**Your objective**: Take the material below and retype it in full; pictures are left out.

──────── Data provided

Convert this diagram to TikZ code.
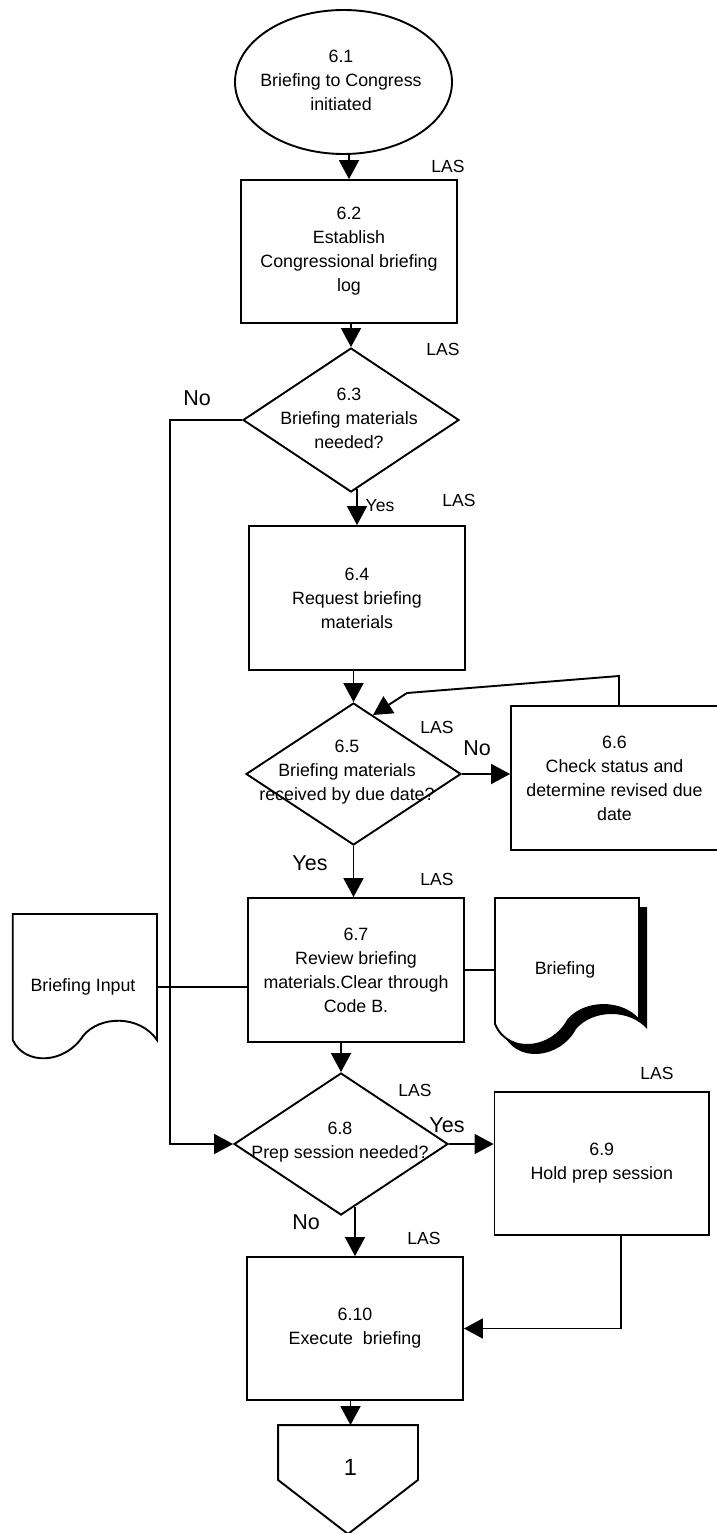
\documentclass[tikz,border=0pt]{standalone}
\usepackage{fontspec}
\setmainfont{Liberation Sans}
\usetikzlibrary{shapes.geometric,arrows.meta,calc}
\begin{document}
\begin{tikzpicture}[x=1pt,y=-1pt,line width=1.9pt,
  every node/.style={font=\fontsize{17.8}{24}\selectfont, align=center, inner sep=0pt},
  box/.style={draw, rectangle, minimum width=#1, minimum height=143pt},
  box/.default=216pt,
  dia/.style={draw, diamond, minimum width=215pt, minimum height=143pt, inner sep=0pt},
  ghost/.style={rectangle, draw=none, minimum width=#1},
  arr/.style={-{Triangle[width=20pt,length=19pt]}},
  las/.style={font=\fontsize{17.5}{20}\selectfont},
  yn/.style={font=\fontsize{21.5}{24}\selectfont},
  yns/.style={font=\fontsize{17.5}{20}\selectfont}]
\useasboundingbox (0,0) rectangle (717,1533);

% shapes
\node[draw, ellipse, minimum width=217pt, minimum height=144pt] (n61) at (343.5,82) {};
\node (t61) at (341,80) {6.1\\Briefing to Congress\\initiated};

\node[box] (n62) at (349,251.5) {6.2\\Establish\\Congressional briefing\\log};

\node[dia, minimum width=216pt, minimum height=144pt] (n63) at (351,420) {};
\node (t63) at (349,418) {6.3\\Briefing materials\\needed?};

\node[box, minimum height=144pt] (n64) at (357,598) {6.4\\Request briefing\\materials};

\node[dia, minimum height=142pt] (n65) at (353.5,774) {};
\node (t65) at (347,772) {6.5\\Briefing materials\\received by due date?};

\node[box=207pt, minimum height=144pt] (n66) at (614.5,778) {6.6\\Check status and\\determine revised due\\date};

\node[box, minimum height=144pt] (n67) at (356,970) {6.7\\Review briefing\\materials.Clear through\\Code B.};

\node[dia, minimum width=214pt, minimum height=142pt] (n68) at (341,1144) {};
\node (t68) at (340,1142) {6.8\\Prep session needed?};

\node[box=214.5pt, minimum height=143pt] (n69) at (601.75,1163.5) {6.9\\Hold prep session};

\node[box, minimum height=143pt] (n610) at (355,1328.5) {6.10\\Execute\ \ briefing};

% document: Briefing Input
\node[ghost=144.3pt, minimum height=126pt] (bi) at (84.85,977) {};
\draw[fill=white] (12.7,914) -- (157,914) -- (157,1040)
  .. controls (140,1015) and (100,1015) .. (83,1036)
  .. controls (65,1064) and (25,1066) .. (12.7,1040) -- cycle;
\node (bit) at (83,987) {Briefing Input};

% document: Briefing (with shadow)
\node[ghost=144pt, minimum height=126pt] (br) at (567,961) {};
\fill[black, shift={(8,9)}] (495,898) -- (639,898) -- (639,1020)
  .. controls (622,1000) and (585,1000) .. (568,1020)
  .. controls (552,1050) and (508,1055) .. (495,1024) -- cycle;
\draw[fill=white] (495,898) -- (639,898) -- (639,1020)
  .. controls (622,1000) and (585,1000) .. (568,1020)
  .. controls (552,1050) and (508,1055) .. (495,1024) -- cycle;
\node (brt) at (565,970) {Briefing};

% off-page connector
\node[ghost=138pt, minimum height=53pt] (c1) at (348,1452.5) {};
\draw (c1.north west) -- (c1.north east) -- (c1.south east) -- (348,1534) -- (c1.south west) -- cycle;
\node[font=\fontsize{23.5}{26}\selectfont] (c1t) at (350.5,1467) {1};

% connectors
\draw[arr] (n62.north |- n61.south) -- (n62.north);
\draw[arr] (n63.north |- n62.south) -- (n63.north);
\draw[arr] ([xshift=6pt,yshift=4pt]n63.south) -- (n64.north);
\draw[arr] (n65.north |- n64.south) -- (n65.north);
\draw[arr] (n65.east) -- (n65.east -| n66.west);
\coordinate (fb1) at (619,676);
\coordinate (fb2) at (407,693);
\coordinate (fbend) at ($(n65.north)!0.18!(n65.east)$);
\draw[arr] ([xshift=4.5pt]n66.north) -- (fb1) -- (fb2) -- (fbend);
\draw[arr] (n65.south) -- (n65.south |- n67.north);
\draw (bit -| bi.east) -- (bit -| n67.west);
\draw (n67.east |- brt) -- (br.west |- brt);
\coordinate (no1) at (170,420);
\coordinate (no2) at (170,1144);
\draw[arr] (n63.west) -- (no1) -- (no2) -- (n68.west);
\draw[arr] (n68.north |- n67.south) -- (n68.north);
\draw[arr] (n68.east) -- (n68.east -| n69.west);
\draw[arr] ([xshift=14pt,yshift=9.3pt]n68.south) -- (n610.north);
\draw[arr] ([xshift=19.25pt]n69.south) |- (n610.east);
\draw[arr] (n610.south -| c1t) -- (c1.north -| c1t);

% labels
\node[las] (l1) at (448,166) {LAS};
\node[las] (l2) at (443,349) {LAS};
\node[las] (l3) at (459,500) {LAS};
\node[las] (l4) at (437,727) {LAS};
\node[las] (l5) at (437,879) {LAS};
\node[las] (l6) at (415,1090) {LAS};
\node[las] (l7) at (657,1073) {LAS};
\node[las] (l8) at (424,1238) {LAS};

\node[yn] (y1) at (197,398) {No};
\node[yns] (y2) at (380,506) {Yes};
\node[yn] (y3) at (477,748) {No};
\node[yn] (y4) at (310,863) {Yes};
\node[yn] (y5) at (447,1125) {Yes};
\node[yn] (y6) at (306,1222) {No};
\end{tikzpicture}
\end{document}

────────────────

**Complete output**:
Convert this diagram to TikZ code.
\documentclass[tikz,border=0pt]{standalone}
\usepackage{fontspec}
\setmainfont{Liberation Sans}
\usetikzlibrary{shapes.geometric,arrows.meta,calc}
\begin{document}
\begin{tikzpicture}[x=1pt,y=-1pt,line width=1.9pt,
  every node/.style={font=\fontsize{17.8}{24}\selectfont, align=center, inner sep=0pt},
  box/.style={draw, rectangle, minimum width=#1, minimum height=143pt},
  box/.default=216pt,
  dia/.style={draw, diamond, minimum width=215pt, minimum height=143pt, inner sep=0pt},
  ghost/.style={rectangle, draw=none, minimum width=#1},
  arr/.style={-{Triangle[width=20pt,length=19pt]}},
  las/.style={font=\fontsize{17.5}{20}\selectfont},
  yn/.style={font=\fontsize{21.5}{24}\selectfont},
  yns/.style={font=\fontsize{17.5}{20}\selectfont}]
\useasboundingbox (0,0) rectangle (717,1533);

% shapes
\node[draw, ellipse, minimum width=217pt, minimum height=144pt] (n61) at (343.5,82) {};
\node (t61) at (341,80) {6.1\\Briefing to Congress\\initiated};

\node[box] (n62) at (349,251.5) {6.2\\Establish\\Congressional briefing\\log};

\node[dia, minimum width=216pt, minimum height=144pt] (n63) at (351,420) {};
\node (t63) at (349,418) {6.3\\Briefing materials\\needed?};

\node[box, minimum height=144pt] (n64) at (357,598) {6.4\\Request briefing\\materials};

\node[dia, minimum height=142pt] (n65) at (353.5,774) {};
\node (t65) at (347,772) {6.5\\Briefing materials\\received by due date?};

\node[box=207pt, minimum height=144pt] (n66) at (614.5,778) {6.6\\Check status and\\determine revised due\\date};

\node[box, minimum height=144pt] (n67) at (356,970) {6.7\\Review briefing\\materials.Clear through\\Code B.};

\node[dia, minimum width=214pt, minimum height=142pt] (n68) at (341,1144) {};
\node (t68) at (340,1142) {6.8\\Prep session needed?};

\node[box=214.5pt, minimum height=143pt] (n69) at (601.75,1163.5) {6.9\\Hold prep session};

\node[box, minimum height=143pt] (n610) at (355,1328.5) {6.10\\Execute\ \ briefing};

% document: Briefing Input
\node[ghost=144.3pt, minimum height=126pt] (bi) at (84.85,977) {};
\draw[fill=white] (12.7,914) -- (157,914) -- (157,1040)
  .. controls (140,1015) and (100,1015) .. (83,1036)
  .. controls (65,1064) and (25,1066) .. (12.7,1040) -- cycle;
\node (bit) at (83,987) {Briefing Input};

% document: Briefing (with shadow)
\node[ghost=144pt, minimum height=126pt] (br) at (567,961) {};
\fill[black, shift={(8,9)}] (495,898) -- (639,898) -- (639,1020)
  .. controls (622,1000) and (585,1000) .. (568,1020)
  .. controls (552,1050) and (508,1055) .. (495,1024) -- cycle;
\draw[fill=white] (495,898) -- (639,898) -- (639,1020)
  .. controls (622,1000) and (585,1000) .. (568,1020)
  .. controls (552,1050) and (508,1055) .. (495,1024) -- cycle;
\node (brt) at (565,970) {Briefing};

% off-page connector
\node[ghost=138pt, minimum height=53pt] (c1) at (348,1452.5) {};
\draw (c1.north west) -- (c1.north east) -- (c1.south east) -- (348,1534) -- (c1.south west) -- cycle;
\node[font=\fontsize{23.5}{26}\selectfont] (c1t) at (350.5,1467) {1};

% connectors
\draw[arr] (n62.north |- n61.south) -- (n62.north);
\draw[arr] (n63.north |- n62.south) -- (n63.north);
\draw[arr] ([xshift=6pt,yshift=4pt]n63.south) -- (n64.north);
\draw[arr] (n65.north |- n64.south) -- (n65.north);
\draw[arr] (n65.east) -- (n65.east -| n66.west);
\coordinate (fb1) at (619,676);
\coordinate (fb2) at (407,693);
\coordinate (fbend) at ($(n65.north)!0.18!(n65.east)$);
\draw[arr] ([xshift=4.5pt]n66.north) -- (fb1) -- (fb2) -- (fbend);
\draw[arr] (n65.south) -- (n65.south |- n67.north);
\draw (bit -| bi.east) -- (bit -| n67.west);
\draw (n67.east |- brt) -- (br.west |- brt);
\coordinate (no1) at (170,420);
\coordinate (no2) at (170,1144);
\draw[arr] (n63.west) -- (no1) -- (no2) -- (n68.west);
\draw[arr] (n68.north |- n67.south) -- (n68.north);
\draw[arr] (n68.east) -- (n68.east -| n69.west);
\draw[arr] ([xshift=14pt,yshift=9.3pt]n68.south) -- (n610.north);
\draw[arr] ([xshift=19.25pt]n69.south) |- (n610.east);
\draw[arr] (n610.south -| c1t) -- (c1.north -| c1t);

% labels
\node[las] (l1) at (448,166) {LAS};
\node[las] (l2) at (443,349) {LAS};
\node[las] (l3) at (459,500) {LAS};
\node[las] (l4) at (437,727) {LAS};
\node[las] (l5) at (437,879) {LAS};
\node[las] (l6) at (415,1090) {LAS};
\node[las] (l7) at (657,1073) {LAS};
\node[las] (l8) at (424,1238) {LAS};

\node[yn] (y1) at (197,398) {No};
\node[yns] (y2) at (380,506) {Yes};
\node[yn] (y3) at (477,748) {No};
\node[yn] (y4) at (310,863) {Yes};
\node[yn] (y5) at (447,1125) {Yes};
\node[yn] (y6) at (306,1222) {No};
\end{tikzpicture}
\end{document}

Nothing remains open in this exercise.